Reviews

Hard Feelings

The Finborough Theatre revives Doug Lucie’s rarely-seen 1982 play, set against the backdrop of the Brixton riots

Margaret Clunie (Annie) and Isabella Laughland (Viv)
Margaret Clunie (Annie) and Isabella Laughland (Viv)

Doug Lucie‘s 1982 play sees a group of largely ‘trustafarian’ Oxford graduates waging a narcissistic class war in a gentrified Brixton house as riots erupt outside. Sound familiar?

The set up is vaguely reminiscent of The Young Ones, which coincidentally was first broadcast in the same month (November 1982) as Hard Feelings‘ Oxford Playhouse premiere. But this is no celebration of punkish student antics. Rather, Lucie mercilessly skewers a rich young landlady, Viv, as being a neo-fascist parasite whose parents’ ownership of her house in Brixton is akin to Hitler’s annexing of Austria.

It’s a hard line to take but, considering the ongoing class tensions in boroughs across London as house prices rocket, a difficult one to contest. It’s just a shame the characters are painted in such unforgiving brushstrokes; Viv and her hanger-on friends Rusty (a vain wannabe Adam Ant), Baz (nice but weak-willed northerner) and Annie (posh, borderline anorexic model) are given very short shrift.

The sympathies are reserved for law student Jane and her working class journalist boyfriend Tone. As he eagerly gets stuck in on the front line of the Brixton riots, she becomes caught between his inverted snobbery and Viv’s yuppy-ish prejudice.

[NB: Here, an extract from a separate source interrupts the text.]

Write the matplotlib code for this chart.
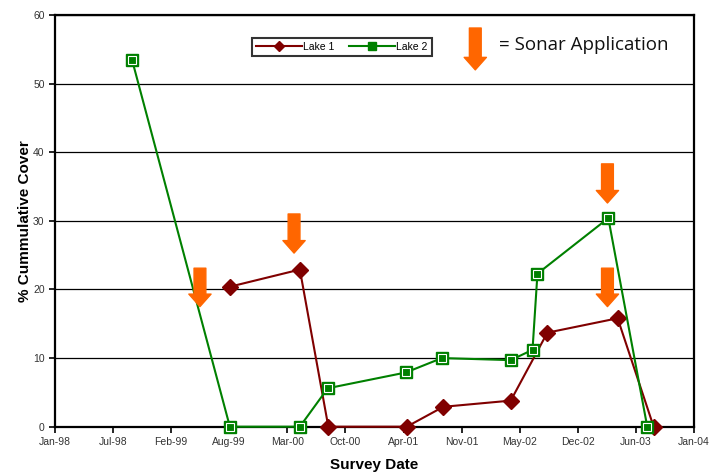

The conflict simmers and soon boils over at the end of Act One in a sharply-scripted showdown between Tone and Viv. “There’s people who actually live ‘ere… not practisin’ for the suburbs,” says the former of the latter’s ownership of property in a working class area. “I’ve turned out just the way I’m supposed to… I’m ideal,” she retorts.

But thereafter the play never quite comes to the head one expects. In fact it rather fizzles out, until eventually Viv and her stooges are handed a somewhat farcical comeuppance for their hedonistic and isolationist lifestyle.

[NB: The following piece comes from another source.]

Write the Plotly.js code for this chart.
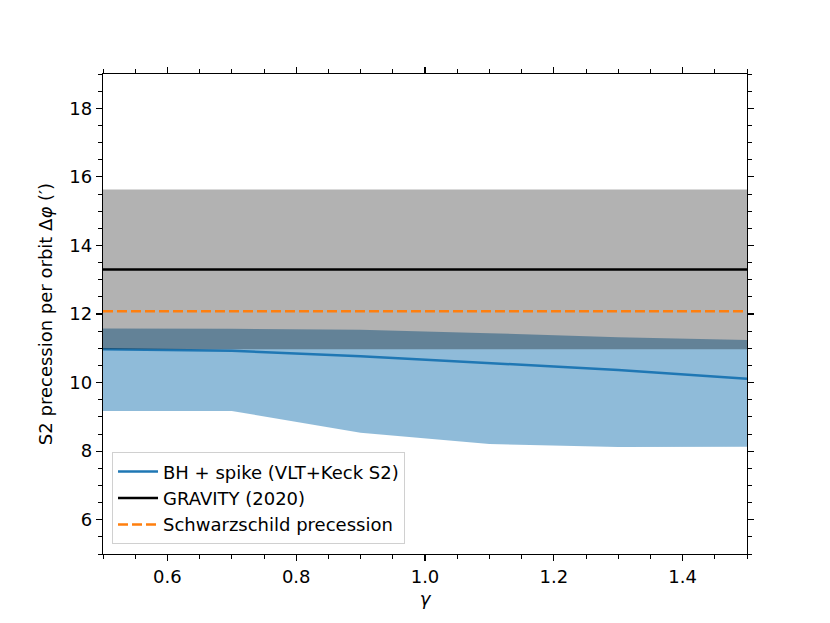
<!doctype html>
<html lang="en">
<head>
    <meta charset="UTF-8">
    <title>S2 precession vs gamma</title>
    <script src="https://cdn.plot.ly/plotly-3.0.1.min.js"></script>
    <style>
        body { margin: 0; background: white; }
        #chart { width: 830px; height: 623px; }
    </style>
</head>
<body>
    <div id="chart"></div>

    <script>
        // spike slope gamma and the BH + spike precession (arcmin per orbit)
        var gamma = [0.5, 0.7, 0.9, 1.1, 1.3, 1.5];
        var spikeMid = [10.97, 10.93, 10.77, 10.58, 10.37, 10.11];
        var spikeLow = [9.17, 9.17, 8.54, 8.21, 8.12, 8.13];
        var spikeHigh = [11.58, 11.57, 11.54, 11.44, 11.32, 11.24];

        // GRAVITY (2020) measurement and band, Schwarzschild value
        var gravityX = [0.5, 1.5];
        var gravityMid = [13.3, 13.3];
        var gravityLow = [10.97, 10.97];
        var gravityHigh = [15.63, 15.63];
        var schwarzschild = [12.08, 12.08];

        var legendNames = ['BH + spike (VLT+Keck S2)', 'GRAVITY (2020)', 'Schwarzschild precession'];

        // closed polygon from a lower and upper edge
        function band(x, lo, hi) {
            return {
                x: x.concat(x.slice().reverse()),
                y: lo.concat(hi.slice().reverse())
            };
        }

        var blueBand = band(gamma, spikeLow, spikeHigh);
        var grayBand = band(gravityX, gravityLow, gravityHigh);

        var traces = [
            {
                x: blueBand.x, y: blueBand.y, mode: 'lines', fill: 'toself',
                fillcolor: 'rgba(31,119,180,0.5)', line: { width: 0 },
                showlegend: false, hoverinfo: 'skip'
            },
            {
                x: gamma, y: spikeMid, mode: 'lines', name: legendNames[0],
                line: { color: '#1f77b4', width: 2.5 }, legendrank: 1
            },
            {
                x: grayBand.x, y: grayBand.y, mode: 'lines', fill: 'toself',
                fillcolor: 'rgba(0,0,0,0.3)', line: { width: 0 },
                showlegend: false, hoverinfo: 'skip'
            },
            {
                x: gravityX, y: gravityMid, mode: 'lines', name: legendNames[1],
                line: { color: 'black', width: 2.5 }, legendrank: 2
            },
            {
                x: gravityX, y: schwarzschild, mode: 'lines', name: legendNames[2],
                line: { color: '#ff7f0e', width: 2.5, dash: '10px,4px' }, legendrank: 3
            },
            // invisible trace so the top/right tick axes get drawn
            {
                x: gravityX, y: schwarzschild, xaxis: 'x2', yaxis: 'y2', mode: 'lines',
                line: { width: 0 }, showlegend: false, hoverinfo: 'skip'
            }
        ];

        var axisFont = { family: 'DejaVu Sans', size: 18, color: 'black' };

        function tickAxis(extra) {
            var ax = {
                ticks: 'outside', ticklen: 6, tickwidth: 1.2, tickcolor: 'black',
                showline: true, linecolor: 'black', linewidth: 1.2,
                showgrid: false, zeroline: false,
                tickfont: axisFont
            };
            for (var k in extra) ax[k] = extra[k];
            return ax;
        }

        var layout = {
            width: 830,
            height: 623,
            margin: { l: 103, r: 83, t: 74, b: 69 },
            paper_bgcolor: 'white',
            plot_bgcolor: 'white',
            font: axisFont,
            showlegend: true,
            legend: {
                x: 0.014, y: 0.02, xanchor: 'left', yanchor: 'bottom',
                bgcolor: 'rgba(255,255,255,0.8)', bordercolor: '#d0d0d0', borderwidth: 1,
                font: axisFont, tracegroupgap: 0, itemwidth: 40
            },
            xaxis: tickAxis({
                range: [0.5, 1.5], tick0: 0, dtick: 0.2, tickformat: '.1f',
                minor: { dtick: 0.05, ticks: 'outside', ticklen: 3.5, tickwidth: 1, tickcolor: 'black' },
                title: { text: '<i>γ</i>', font: axisFont, standoff: 6 }
            }),
            yaxis: tickAxis({
                range: [5, 19], tick0: 0, dtick: 2,
                minor: { dtick: 0.5, ticks: 'outside', ticklen: 3.5, tickwidth: 1, tickcolor: 'black' },
                title: { text: 'S2 precession per orbit Δ<i>φ</i> (′)', font: axisFont, standoff: 12 }
            }),
            xaxis2: tickAxis({
                range: [0.5, 1.5], tick0: 0, dtick: 0.2, overlaying: 'x', side: 'top',
                showticklabels: false,
                minor: { dtick: 0.05, ticks: 'outside', ticklen: 3.5, tickwidth: 1, tickcolor: 'black' }
            }),
            yaxis2: tickAxis({
                range: [5, 19], tick0: 0, dtick: 2, overlaying: 'y', side: 'right',
                showticklabels: false,
                minor: { dtick: 0.5, ticks: 'outside', ticklen: 3.5, tickwidth: 1, tickcolor: 'black' }
            })
        };

        Plotly.newPlot('chart', traces, layout, { displayModeBar: false, staticPlot: true });
    </script>
</body>
</html>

However, despite structural weaknesses (the opening scene is a mess of expositional introductions) there are some sharp observations on the political naivety of the young, and it’s all played out by a promising acting company.

Callum Turner plays Tone as a leather-jacketed rebel with a cause, successfully carrying the weight of Lucie’s political dogma on his shoulders. Zora Bishop infuses Jane with just the right level of indignant righteousness, while Jesse Fox provides colour as the military-jacketed Rusty (who turns out to be the son of a tabloid editor). And Isabella Laughland is frankly terrifying as the controlling, self-hating, alcoholic Viv.

Director James Hillier tightly marshals the action on a traverse stage that puts the audience nose-to-nose with the performers; the only downside of this arrangement is our proximity to some dubiously anachronistic props – you’d never guess from the bottle labels that we’re in 1981.

Though it’s unlikely to be reclaimed as a modern classic, Hard Feelings is another worthwhile rediscovery in the Finborough’s fast-growing list. And it’s a telling reminder of just how much recent history is currently repeating itself.